I provided my regular boilerplate contract but the owner of the company (an attorney) insisted on using his, which had a 6-month "use it or lose it" clause - in my favor. I did about 70 hours of work over the first couple months, then they disappeared into the morass of vendor management and forgot to call.
When the 6 months date was looming I emailed and left voicemails for the engineering manager that their contract was about to come due, and if they had about 30 hours of work I could see fit to let the term run on a bit as a kind gesture.
No reply. I email again. No reply.
10 days after the contract expires I get a call from an old colleague who works there asking about whether I'd consider extending their term. I asked that he relay to the engineering manager that I'd tried repeatedly to do just that, and that inserting a friend and colleague with no part in the discussion into the matter as a human shield was not cool. Also, I sent an invoice for the balance of the contract.
She called a week later - and conferences my friend + former colleague into the call! I was prepared to discuss the matter with an open mind until she suggested "I'd hoped we'd have a longer relationship".

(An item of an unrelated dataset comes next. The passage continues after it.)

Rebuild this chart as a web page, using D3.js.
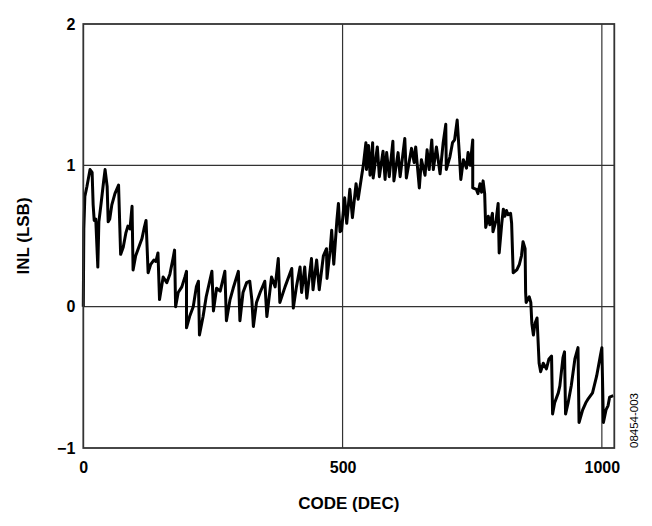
<!DOCTYPE html>
<html>
<head>
<meta charset="utf-8">
<script src="https://cdn.jsdelivr.net/npm/d3@7"></script>
<style>
  body { margin: 0; background: #fff; }
  svg text { font-family: "Liberation Sans", Arial, sans-serif; }
</style>
</head>
<body>
<svg id="canvas" width="652" height="526"></svg>
<script>
// tick labels
const xTicks = [0, 500, 1000]
const yTicks = [-1, 0, 1, 2]
const xGrid = [500, 1000]
const yGrid = [0, 1]

// INL curve (code, LSB)
const codes = [0,1,3,7,13,17,19,21,24,28,30,34,39,42,46,48,51,55,61,68,72,77,82,86,90,94,96,101,107,113,117,121,125,130,136,140,144,147,154,161,167,173,176,178,183,190,196,199,199,205,212,218,222,224,231,237,248,251,257,264,273,276,283,289,299,302,308,315,321,325,328,334,341,350,354,363,370,376,379,389,402,405,411,418,421,427,431,440,443,450,455,463,469,470,476,479,483,489,492,495,498,504,508,514,519,526,530,537,540,545,546,550,553,558,559,567,571,578,582,585,590,597,599,607,611,617,620,623,633,638,641,648,652,659,663,667,672,675,681,688,694,699,700,707,712,716,721,725,728,733,739,742,746,751,751,758,761,765,768,771,774,776,781,784,789,790,796,800,802,807,810,813,816,819,824,826,829,836,841,845,848,852,853,854,860,863,865,868,871,875,879,882,887,893,898,903,905,909,916,919,925,928,930,935,941,948,954,956,963,969,974,982,990,997,1000,1003,1008,1012,1015,1022]
const inl = [0,0.55,0.78,0.85,0.97,0.95,0.72,0.61,0.62,0.28,0.6,0.72,0.88,0.97,0.85,0.60,0.62,0.72,0.80,0.86,0.37,0.42,0.52,0.57,0.55,0.71,0.26,0.36,0.42,0.48,0.55,0.61,0.24,0.30,0.33,0.32,0.38,0.05,0.21,0.17,0.23,0.34,0.40,0.0,0.10,0.14,0.21,0.25,-0.15,-0.07,0.0,0.14,0.18,-0.20,-0.07,0.07,0.25,-0.03,0.13,0.11,0.25,-0.10,0.05,0.13,0.25,-0.10,0.10,0.17,0.18,0.05,-0.14,0.03,0.10,0.18,-0.07,0.21,0.14,0.34,0.03,0.14,0.27,-0.01,0.14,0.28,0.10,0.28,0.06,0.34,0.12,0.33,0.12,0.36,0.41,0.20,0.40,0.54,0.30,0.61,0.73,0.53,0.54,0.77,0.59,0.83,0.63,0.87,0.76,0.93,1.0,1.16,0.97,1.14,0.93,1.16,0.91,1.13,0.92,1.10,0.90,1.09,0.92,1.17,0.89,1.09,0.92,1.10,1.19,0.91,1.12,1.02,1.13,0.84,1.04,0.93,1.11,0.97,1.18,0.97,1.13,0.94,1.16,1.29,0.97,1.06,1.16,1.18,1.32,1.09,0.90,1.04,0.98,1.09,1.00,1.18,0.84,0.83,0.80,0.87,0.81,0.89,0.80,0.56,0.64,0.58,0.66,0.53,0.61,0.73,0.38,0.59,0.69,0.64,0.68,0.65,0.66,0.59,0.24,0.26,0.30,0.36,0.46,0.41,0.10,0.03,0.07,0.03,-0.12,-0.20,-0.12,-0.08,-0.40,-0.46,-0.40,-0.44,-0.37,-0.35,-0.76,-0.68,-0.61,-0.56,-0.36,-0.32,-0.76,-0.68,-0.56,-0.37,-0.29,-0.82,-0.73,-0.68,-0.65,-0.61,-0.49,-0.35,-0.29,-0.82,-0.73,-0.70,-0.64,-0.63]

const plotL = 83.3, plotR = 614.3, plotT = 24, plotB = 448

const x = d3.scaleLinear().domain([0, 1024]).range([plotL, plotR])
const y = d3.scaleLinear().domain([-1, 2]).range([plotB, plotT])

const svg = d3.select('#canvas')

// grid
svg.selectAll('line.gx').data(xGrid).enter().append('line')
  .attr('x1', d => x(d)).attr('x2', d => x(d))
  .attr('y1', plotT).attr('y2', plotB)
  .attr('stroke', '#333').attr('stroke-width', 1.2)
svg.selectAll('line.gy').data(yGrid).enter().append('line')
  .attr('x1', plotL).attr('x2', plotR)
  .attr('y1', d => y(d)).attr('y2', d => y(d))
  .attr('stroke', '#333').attr('stroke-width', 1.2)

// curve
const pts = codes.map((c, i) => [c, inl[i]])
svg.append('path')
  .datum(pts)
  .attr('fill', 'none')
  .attr('stroke', '#000')
  .attr('stroke-width', 3)
  .attr('stroke-linejoin', 'round')
  .attr('d', d3.line().x(d => x(d[0])).y(d => y(d[1])))

// frame
svg.append('rect')
  .attr('x', plotL).attr('y', plotT)
  .attr('width', plotR - plotL).attr('height', plotB - plotT)
  .attr('fill', 'none').attr('stroke', '#333').attr('stroke-width', 1.8)

// axes (labels only)
const fmt = d3.format('d')
const xAxis = svg.append('g')
  .attr('transform', `translate(0,${plotB})`)
  .call(d3.axisBottom(x).tickValues(xTicks).tickFormat(fmt).tickSize(0).tickPadding(13.5))
const yAxis = svg.append('g')
  .attr('transform', `translate(${plotL},0)`)
  .call(d3.axisLeft(y).tickValues(yTicks).tickFormat(fmt).tickSize(0).tickPadding(8))
;[xAxis, yAxis].forEach(g => {
  g.select('.domain').remove()
  g.selectAll('text')
    .attr('font-family', '"Liberation Sans", Arial, sans-serif')
    .attr('font-size', 16).attr('font-weight', 'bold').attr('fill', '#000')
})

// titles
svg.append('text')
  .attr('x', (plotL + plotR) / 2).attr('y', 509)
  .attr('text-anchor', 'middle')
  .attr('font-size', 17).attr('font-weight', 'bold')
  .text('CODE (DEC)')
svg.append('text')
  .attr('transform', `translate(29,${(plotT + plotB) / 2}) rotate(-90)`)
  .attr('text-anchor', 'middle')
  .attr('font-size', 17).attr('font-weight', 'bold')
  .text('INL (LSB)')
svg.append('text')
  .attr('transform', 'translate(638,448) rotate(-90)')
  .attr('text-anchor', 'start')
  .attr('font-size', 11.5)
  .text('08454-003')
</script>
</body>
</html>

I offered that I was following the precise terms of the contract they gave me, and that my adherence to the contract thus far as well as the work I'd done had been meet with nothing but the highest approval. I also told her directly that involving my friend and former colleague in her negotiation was unfair to him, and in fact sealed my decision to bill the balance of hours.

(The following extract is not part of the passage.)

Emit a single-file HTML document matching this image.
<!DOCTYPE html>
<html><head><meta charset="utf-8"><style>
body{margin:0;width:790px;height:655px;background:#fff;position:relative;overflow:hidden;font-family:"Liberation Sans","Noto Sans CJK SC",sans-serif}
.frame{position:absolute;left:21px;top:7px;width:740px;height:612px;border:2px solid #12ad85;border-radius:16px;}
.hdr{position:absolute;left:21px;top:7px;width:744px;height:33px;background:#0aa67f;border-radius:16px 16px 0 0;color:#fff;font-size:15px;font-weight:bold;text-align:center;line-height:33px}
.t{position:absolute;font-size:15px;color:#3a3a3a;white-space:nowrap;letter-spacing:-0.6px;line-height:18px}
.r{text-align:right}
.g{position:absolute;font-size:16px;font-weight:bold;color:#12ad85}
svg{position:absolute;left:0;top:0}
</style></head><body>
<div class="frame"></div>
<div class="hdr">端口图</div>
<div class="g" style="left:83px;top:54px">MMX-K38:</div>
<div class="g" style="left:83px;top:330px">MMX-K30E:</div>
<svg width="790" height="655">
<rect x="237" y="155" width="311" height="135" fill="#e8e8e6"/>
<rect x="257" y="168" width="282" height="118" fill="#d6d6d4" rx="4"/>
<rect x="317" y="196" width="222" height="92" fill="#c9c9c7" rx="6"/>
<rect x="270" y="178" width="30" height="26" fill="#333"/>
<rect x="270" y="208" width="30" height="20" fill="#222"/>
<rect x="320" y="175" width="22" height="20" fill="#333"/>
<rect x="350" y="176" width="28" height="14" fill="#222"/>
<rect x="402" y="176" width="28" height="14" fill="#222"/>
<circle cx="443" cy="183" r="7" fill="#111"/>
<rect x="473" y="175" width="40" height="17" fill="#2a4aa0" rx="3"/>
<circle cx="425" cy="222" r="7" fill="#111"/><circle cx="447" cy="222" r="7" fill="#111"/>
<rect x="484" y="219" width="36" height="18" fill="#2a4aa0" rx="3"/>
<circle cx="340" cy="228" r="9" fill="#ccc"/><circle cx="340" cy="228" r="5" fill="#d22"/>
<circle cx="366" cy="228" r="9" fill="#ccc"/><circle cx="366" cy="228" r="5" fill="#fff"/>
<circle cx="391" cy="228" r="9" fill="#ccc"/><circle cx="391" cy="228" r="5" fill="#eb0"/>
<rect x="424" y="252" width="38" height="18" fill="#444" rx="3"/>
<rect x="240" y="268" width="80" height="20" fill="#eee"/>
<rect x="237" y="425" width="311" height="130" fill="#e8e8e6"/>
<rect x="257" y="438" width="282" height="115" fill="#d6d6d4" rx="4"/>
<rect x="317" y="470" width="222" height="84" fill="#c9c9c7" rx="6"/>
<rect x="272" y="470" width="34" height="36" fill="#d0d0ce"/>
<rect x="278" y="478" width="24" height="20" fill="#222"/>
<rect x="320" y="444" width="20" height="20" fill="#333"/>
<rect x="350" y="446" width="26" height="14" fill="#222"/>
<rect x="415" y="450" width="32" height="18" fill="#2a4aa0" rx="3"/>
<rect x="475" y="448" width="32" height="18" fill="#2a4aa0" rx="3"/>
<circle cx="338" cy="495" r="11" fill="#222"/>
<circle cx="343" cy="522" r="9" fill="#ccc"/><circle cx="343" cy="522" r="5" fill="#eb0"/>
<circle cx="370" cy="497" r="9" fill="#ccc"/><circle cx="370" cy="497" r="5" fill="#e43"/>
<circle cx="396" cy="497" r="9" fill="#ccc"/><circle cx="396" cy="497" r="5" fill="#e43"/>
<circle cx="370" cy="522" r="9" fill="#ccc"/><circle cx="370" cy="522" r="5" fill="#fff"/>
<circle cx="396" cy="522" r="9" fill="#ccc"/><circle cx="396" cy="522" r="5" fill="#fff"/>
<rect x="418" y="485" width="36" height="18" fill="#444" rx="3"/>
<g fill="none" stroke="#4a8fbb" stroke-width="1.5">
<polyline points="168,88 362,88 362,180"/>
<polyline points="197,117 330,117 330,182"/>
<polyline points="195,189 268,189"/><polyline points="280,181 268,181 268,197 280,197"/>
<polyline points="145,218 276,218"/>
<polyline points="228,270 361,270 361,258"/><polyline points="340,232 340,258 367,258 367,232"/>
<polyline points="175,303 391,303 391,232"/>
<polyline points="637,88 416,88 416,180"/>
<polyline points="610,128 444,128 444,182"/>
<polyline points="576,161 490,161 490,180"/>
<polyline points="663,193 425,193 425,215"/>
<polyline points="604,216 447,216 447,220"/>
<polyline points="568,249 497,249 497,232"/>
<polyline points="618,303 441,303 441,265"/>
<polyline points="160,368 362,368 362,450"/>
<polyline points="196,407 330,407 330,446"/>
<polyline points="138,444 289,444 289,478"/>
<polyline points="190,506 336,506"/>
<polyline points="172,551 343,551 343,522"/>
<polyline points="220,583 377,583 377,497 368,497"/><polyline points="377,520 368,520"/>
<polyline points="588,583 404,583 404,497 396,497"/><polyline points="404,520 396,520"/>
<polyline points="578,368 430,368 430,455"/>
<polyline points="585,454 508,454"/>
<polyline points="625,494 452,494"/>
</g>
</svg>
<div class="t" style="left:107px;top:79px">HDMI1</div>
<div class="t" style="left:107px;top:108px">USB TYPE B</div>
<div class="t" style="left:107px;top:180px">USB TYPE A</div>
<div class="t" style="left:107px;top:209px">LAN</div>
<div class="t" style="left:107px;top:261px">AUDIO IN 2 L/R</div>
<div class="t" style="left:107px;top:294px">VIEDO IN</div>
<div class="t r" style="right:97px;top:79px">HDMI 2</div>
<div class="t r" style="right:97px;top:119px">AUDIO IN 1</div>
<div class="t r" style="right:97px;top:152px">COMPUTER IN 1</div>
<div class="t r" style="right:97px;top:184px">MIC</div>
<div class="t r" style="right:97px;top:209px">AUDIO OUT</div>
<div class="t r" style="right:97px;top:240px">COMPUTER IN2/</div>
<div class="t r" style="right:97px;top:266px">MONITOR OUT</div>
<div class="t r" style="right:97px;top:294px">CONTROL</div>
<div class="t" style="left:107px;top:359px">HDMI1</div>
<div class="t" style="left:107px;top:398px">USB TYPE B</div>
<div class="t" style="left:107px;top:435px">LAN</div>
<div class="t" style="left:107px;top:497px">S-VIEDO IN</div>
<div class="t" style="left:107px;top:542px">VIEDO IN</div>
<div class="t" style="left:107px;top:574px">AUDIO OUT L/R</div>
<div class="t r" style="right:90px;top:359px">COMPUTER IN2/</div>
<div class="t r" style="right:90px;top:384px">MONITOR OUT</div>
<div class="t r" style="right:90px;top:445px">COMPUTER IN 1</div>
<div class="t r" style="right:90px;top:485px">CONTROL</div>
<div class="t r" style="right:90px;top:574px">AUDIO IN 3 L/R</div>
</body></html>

So a couple months elapse and I get a call. They've dicked around with a design for a simple product for months, and need a prototype for a trade show - ready to ship - in less than 72 hours.

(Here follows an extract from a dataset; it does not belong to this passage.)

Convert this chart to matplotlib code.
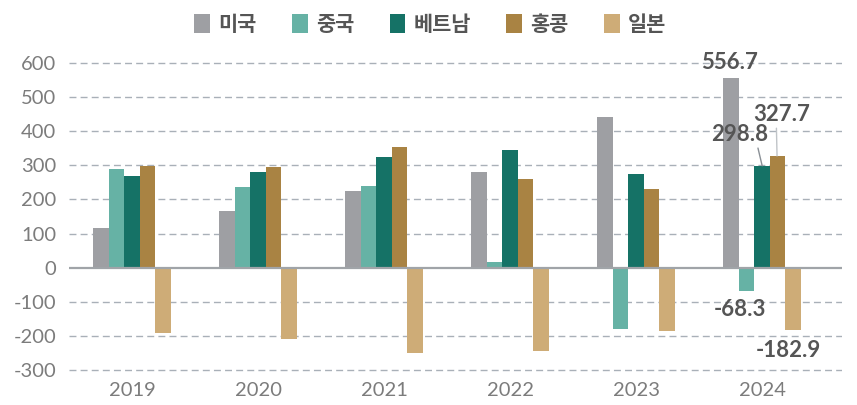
import numpy as np
import matplotlib
matplotlib.use("Agg")
import matplotlib.pyplot as plt

years = ["2019", "2020", "2021", "2022", "2023", "2024"]
countries = ["미국", "중국", "베트남", "홍콩", "일본"]
usa = [115, 165, 226, 282, 443, 556.7]
china = [288, 238, 241, 16, -181, -68.3]
vietnam = [270, 282, 326, 344, 276, 298.8]
hongkong = [297, 294, 353, 259, 232, 327.7]
japan = [-191, -208, -249, -243, -187, -182.9]
yticks = [-300, -200, -100, 0, 100, 200, 300, 400, 500, 600]

colors = ["#9E9FA3", "#66B2A5", "#157266", "#A98343", "#CEAC77"]
series = [usa, china, vietnam, hongkong, japan]

plt.rcParams["font.family"] = ["Lato", "Noto Sans CJK KR", "DejaVu Sans"]

fig = plt.figure(figsize=(8.57, 4.05), dpi=100)
ax = fig.add_axes([0.0805, 0.0696, 0.9015, 0.7915])

x = np.arange(len(years))
w = 0.123
for i, (vals, col, name) in enumerate(zip(series, colors, countries)):
    ax.bar(x + (i - 2) * w, vals, w, color=col, label=name, zorder=3)

ax.set_xlim(-0.5, 5.63)
ax.set_ylim(-320, 620)
ax.set_yticks(yticks)
ax.set_yticklabels([str(t) for t in yticks])
ax.set_xticks(x)
ax.set_xticklabels(years)
for s in ax.spines.values():
    s.set_visible(False)
ax.tick_params(length=0, labelsize=14.5, labelcolor="#7c7c7c")
ax.tick_params(axis="y", pad=9)
ax.tick_params(axis="x", pad=4)

for t in yticks:
    if t == 0:
        ax.axhline(0, color="#A0A4A8", lw=1.6, zorder=4)
    else:
        ax.axhline(t, color="#A9B0B8", lw=1, ls=(0, (5, 3)), zorder=1)

# labels on 2024
lab_kw = dict(textcoords="offset pixels", ha="center", va="center",
              fontsize=16, fontweight="bold", color="#555555", zorder=5)
last = len(years) - 1
ax.annotate(f"{usa[last]:.1f}", xy=(x[last] - 2 * w, usa[last]), xytext=(-2, 15), **lab_kw)
ax.annotate(f"{china[last]:.1f}", xy=(x[last] - w, china[last]), xytext=(-7, -19), **lab_kw)
ax.annotate(f"{japan[last]:.1f}", xy=(x[last] + 2 * w, japan[last]), xytext=(-5, -20), **lab_kw)
ax.annotate(f"{vietnam[last]:.1f}", xy=(x[last], vietnam[last]), xytext=(-22, 31),
            arrowprops=dict(arrowstyle="-", color="#8A9096", lw=1,
                            shrinkA=0, shrinkB=0, relpos=(0.8, 0)), **lab_kw)
ax.annotate(f"{hongkong[last]:.1f}", xy=(x[last] + w - 0.005, hongkong[last]), xytext=(5, 41),
            arrowprops=dict(arrowstyle="-", color="#C0C4C8", lw=1,
                            shrinkA=0, shrinkB=0, relpos=(0.4, 0)), **lab_kw)

leg = fig.legend(loc="upper center", bbox_to_anchor=(0.502, 1.012), ncol=5, frameon=False,
                 handlelength=0.75, handleheight=1.0, handletextpad=0.4,
                 columnspacing=1.7, prop={"family": "Noto Sans CJK KR", "size": 15,
                                         "weight": "bold"})
for t in leg.get_texts():
    t.set_color("#555555")

fig.savefig("out.png", dpi=100)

I spent 2 days I had off my day job designing the parts, sourcing materials and having them overnighted in, machining the parts, building out the prototype, painting it, and delivering it.
A few weeks later they call wanting 3 more assemblies which I qoute, and negotiate to make from less expensive materials - again on a crazy deadline. On a verbal PO I rush order materials and block in time for the work, As I'm getting started I get a cryptic voicemail asking for a "hold on the parts" .
I try for 2 days to reach the guy, and when I do he asks me to suspend work, then we have an odd and unclear conversation about what it was I was doing, and how they'd like me to start over but with their design.
And I realized I make enough at my day gig (contract instrument designer-fabricator for NIH) that I need the time more than I need their money and crazy-deadline horsesh1t.
And for the first time in my life quit a $150/hr job.